Warm, dry weather for Liberation Day; celebration festivals nationwide
The Netherlands celebrates Liberation Day on Monday, marking 69 years since Germany surrendered at the end of World War II.
The celebrations will start in Wageningen around midnight where the Liberation flame will be lit and torches then taken by runners to other fires all over the country.
Germany signed the capitulation documents in Wageningen on May 5, 1945. The south of the country had been liberated months earlier.
This year’s Liberation Day lecture will be given by Mary Robinson, former Irish president and UN high commissioner for refugees, the committee organising the celebrations said.
Festivals
Later on Monday,Wageningen will hold its traditional military parade, featuring veterans and their vehicles, a parachute drop and gun salute.

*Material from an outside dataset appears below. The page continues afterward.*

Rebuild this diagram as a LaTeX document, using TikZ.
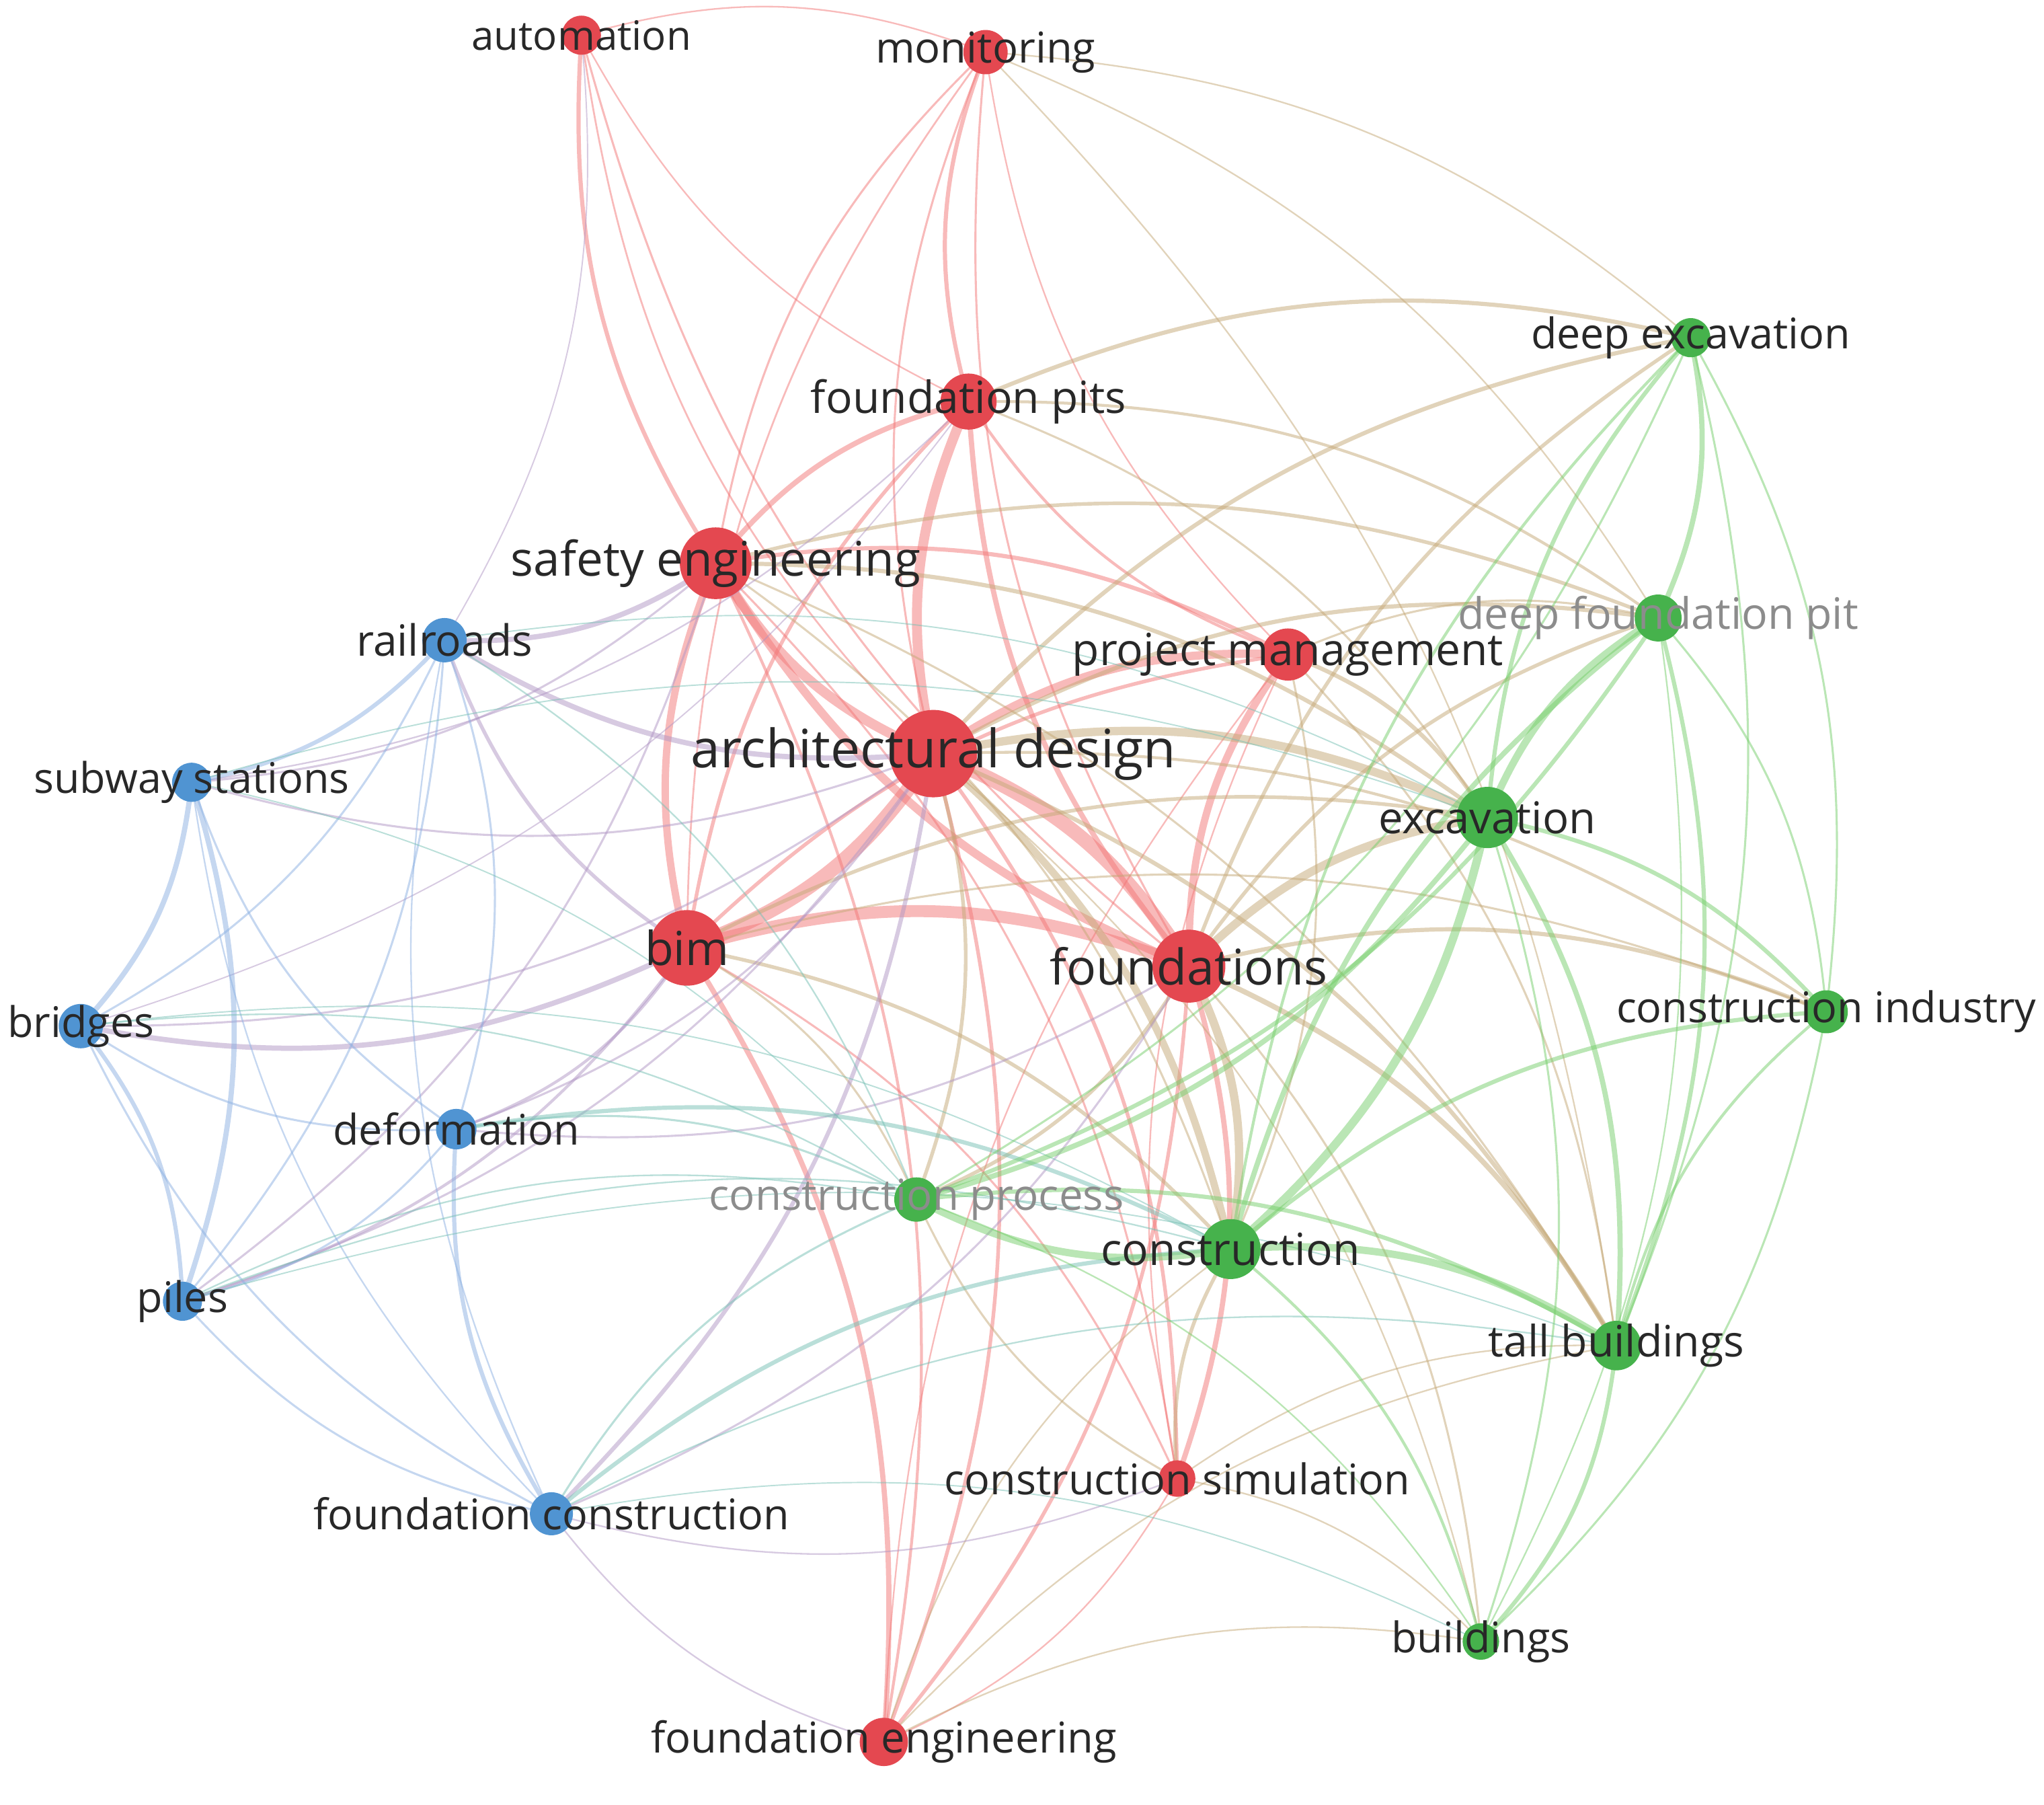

Fourteen formal Liberation Day festivals are being staged all over the country: one in each of the 12 provinces and one in The Hague and in Amsterdam.Dutch band Kensington and solo performers Douwe Bob and Gers Pardoel will make a whistle stop tour of the 14 festivals by helicopter.
The celebrations end with the traditional May 5 concert on the Amstel river in Amsterdam, which is broadcast live on television and will be attended by king Willem-Alexander and queen Máxima.
The weather is set to be dry with sunny spells everywhere and temperatures ranging from 14 Celsius at the coast to 18 Celsius in the south.
Bevrijdingsdag is only an official day off work for most workers once every five years and this will next happen in 2015.